Momoko 香菜子さんの以前の個展に『GROWNITY』というのがあったじゃない。人間の生み出すさまざまの感情の増殖を“humanity”、植物が成長過程を“grow”とした造語で『GORWNITY』あのとき初めて香菜子さんの抽象的なだけじゃない、具象が混じった作品を見てとてつもないエネルギー感じたから、まずは花器とかはどう?
Kanako やっぱり個展って自分の作品の発表の場でもあるけど、見てくれた人がこうして次の仕事に繋げてくれたりもするのが素直に嬉しい。花器いいね。これ、桃ちゃんと私の次なるコラボレーションの課題だね。まだ3月のイベントも終わっていないのに次の話しが生まれる関係性も嬉しい!
Momoko 自分たちで言うのも何だけれど、私たち目標に突き進むパワーあるよね。
Kanako ある意味貪欲(笑)。そのあたりのパワーバランスも似ているのかな。
Momoko そうかも。常に思ったことは行動に起こさないと何も始まらないし。まずは行動あるのみ。その途中の失敗も糧となるし。2018年SSのルックブック用に5×5メートルのキャンバスにペイントしてもらった作品も閃きから推し進めたけど大成功。あれを使ってまた今度新しい展示も考えているのでまた相談しますね。
Kanako 自分の描いた同じ作品がまた次に違った形で活かされるのは嬉しい。
Momoko UN3D.としては佐々木香菜子の描くアートのようなテキスタイルは今後ももちろん続けていくけど、今後はもう少しUN3D.のコレクションに香菜子さんが興味を持ち始めている抽象的でない、もう少し具象化されたペイントをどう落とし込んでいくかが最大の課題であり楽しみかな。

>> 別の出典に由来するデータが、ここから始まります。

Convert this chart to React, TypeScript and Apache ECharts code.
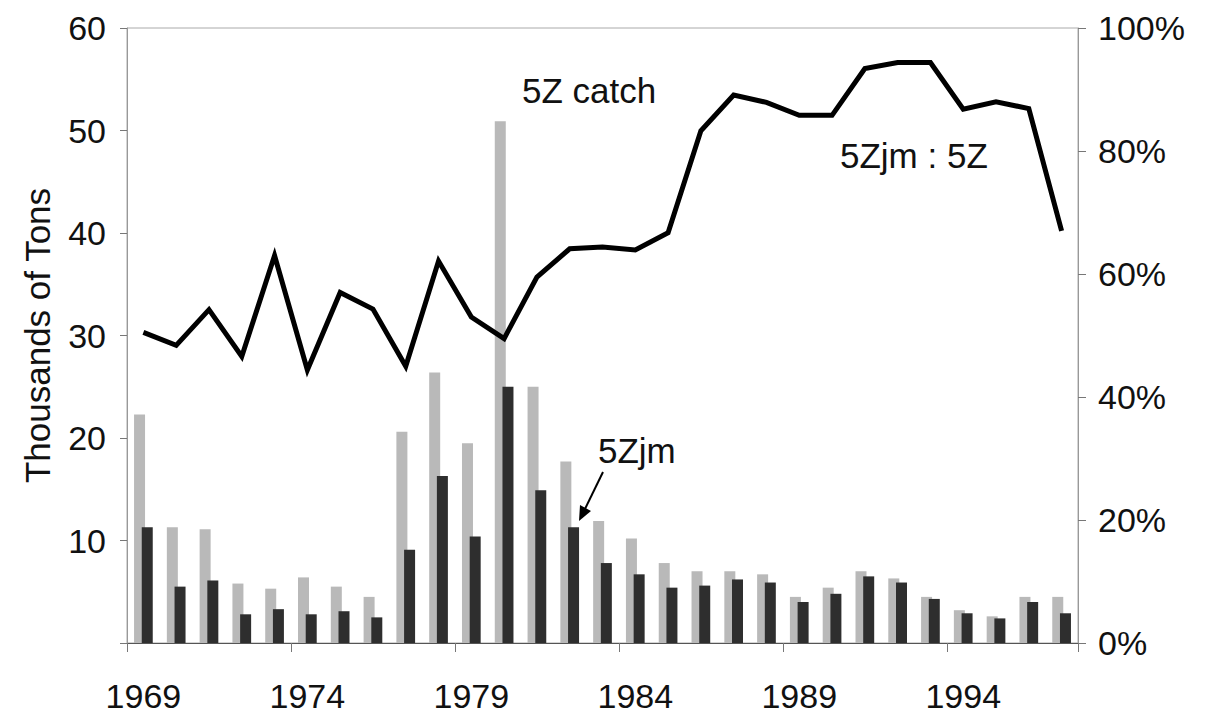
import React, { useEffect, useRef } from "react";
import * as echarts from "echarts";

const years = ["1969","1970","1971","1972","1973","1974","1975","1976","1977","1978","1979","1980","1981","1982","1983","1984","1985","1986","1987","1988","1989","1990","1991","1992","1993","1994","1995","1996","1997"];
const catch5Z = [22.3, 11.3, 11.1, 5.8, 5.3, 6.4, 5.5, 4.5, 20.6, 26.4, 19.5, 50.9, 25.0, 17.7, 11.9, 10.2, 7.8, 7.0, 7.0, 6.7, 4.5, 5.4, 7.0, 6.3, 4.5, 3.2, 2.6, 4.5, 4.5];
const catch5Zjm = [11.3, 5.5, 6.1, 2.8, 3.3, 2.8, 3.1, 2.5, 9.1, 16.3, 10.4, 25.0, 14.9, 11.3, 7.8, 6.7, 5.4, 5.6, 6.2, 5.9, 4.0, 4.8, 6.5, 5.9, 4.3, 2.9, 2.4, 4.0, 2.9];
const ratioPct = [50.5, 48.4, 54.2, 46.6, 63.0, 44.4, 57.0, 54.3, 45.0, 62.1, 53.0, 49.5, 59.5, 64.1, 64.4, 63.9, 66.7, 83.3, 89.1, 87.9, 85.8, 85.8, 93.4, 94.4, 94.4, 86.8, 88.0, 86.9, 67.0];

const FONT = "'Liberation Sans', Arial, Helvetica, sans-serif";
const TXT = "#111";

export default function App() {
  const ref = useRef<HTMLDivElement>(null);
  useEffect(() => {
    if (!ref.current) return;
    const chart = echarts.init(ref.current, null, { renderer: "svg" });
    chart.setOption({
      animation: false,
      backgroundColor: "#fff",
      textStyle: { fontFamily: FONT },
      grid: { left: 127, right: 127, top: 28, bottom: 71, show: true, borderColor: "#aaa", borderWidth: 1 },
      xAxis: {
        type: "category",
        data: years,
        boundaryGap: true,
        axisLine: { lineStyle: { color: "#555", width: 1 } },
        axisTick: { show: true, interval: 4, alignWithLabel: false, length: 9, lineStyle: { color: "#777" } },
        axisLabel: { interval: 4, color: TXT, fontSize: 34, fontFamily: FONT, margin: 36 },
      },
      yAxis: [
        {
          type: "value",
          min: 0,
          max: 60,
          interval: 10,
          name: "Thousands of Tons",
          nameLocation: "middle",
          nameRotate: 90,
          nameGap: 72,
          nameTextStyle: { color: TXT, fontSize: 35, fontFamily: FONT },
          axisLine: { show: true, lineStyle: { color: "#999", width: 1 } },
          axisTick: { show: true, length: 7, lineStyle: { color: "#777" } },
          splitLine: { show: false },
          axisLabel: { color: TXT, fontSize: 34, fontFamily: FONT, margin: 21, formatter: (v: number) => (v === 0 ? "" : String(v)) },
        },
        {
          type: "value",
          min: 0,
          max: 100,
          interval: 20,
          position: "right",
          axisLine: { show: true, lineStyle: { color: "#999", width: 1 } },
          axisTick: { show: true, length: 8, lineStyle: { color: "#777" } },
          splitLine: { show: false },
          axisLabel: { color: TXT, fontSize: 34, fontFamily: FONT, margin: 20, formatter: "{value}%" },
        },
      ],
      series: [
        {
          name: "5Z catch",
          type: "bar",
          data: catch5Z,
          barWidth: 11,
          barGap: "-30%",
          itemStyle: { color: "#b9b9b9" },
        },
        {
          name: "5Zjm",
          type: "bar",
          data: catch5Zjm,
          barWidth: 11,
          itemStyle: { color: "#2e2e2e" },
        },
        {
          name: "5Zjm : 5Z",
          type: "line",
          yAxisIndex: 1,
          data: ratioPct,
          showSymbol: false,
          symbol: "none",
          lineStyle: { color: "#000", width: 5, join: "miter" },
          z: 5,
        },
      ],
      graphic: [
        { type: "text", x: 522, y: 90, style: { text: "5Z catch", fill: TXT, font: `35px ${FONT}`, textVerticalAlign: "middle" } },
        { type: "text", x: 840, y: 155, style: { text: "5Zjm : 5Z", fill: TXT, font: `35px ${FONT}`, textVerticalAlign: "middle" } },
        { type: "text", x: 598, y: 450, style: { text: "5Zjm", fill: TXT, font: `35px ${FONT}`, textVerticalAlign: "middle" } },
        { type: "line", shape: { x1: 603, y1: 472, x2: 584, y2: 511 }, style: { stroke: "#000", lineWidth: 2 } },
        { type: "polygon", shape: { points: [[579, 521], [591, 511], [580, 505]] }, style: { fill: "#000" } },
      ],
    });
    return () => chart.dispose();
  }, []);
  return <div ref={ref} style={{ position: "absolute", left: 0, top: 0, width: 1205, height: 714 }} />;
}
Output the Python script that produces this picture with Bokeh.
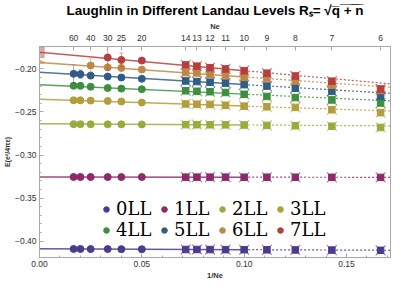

Kanako まだスタートしたばかりの具象化。人を描くのならその人そのものを描くのでなく、その奥に見える何かを描きたいし、花もそのものでなく花の香りだったり、そこから自分が感じとるものを具象的に描きたいと思っているの。それをどうUN3D.のファッションに桃ちゃんが落とし込んでくれるのか凄く気になるところ。
Momoko お互い軸にあるものはブレることがないけど、ファションとアートの融合というと少し大袈裟に聞こえるかもしれないけど、そこで起る化学反応みたいのをこれからも楽しみながら変化していきたいね。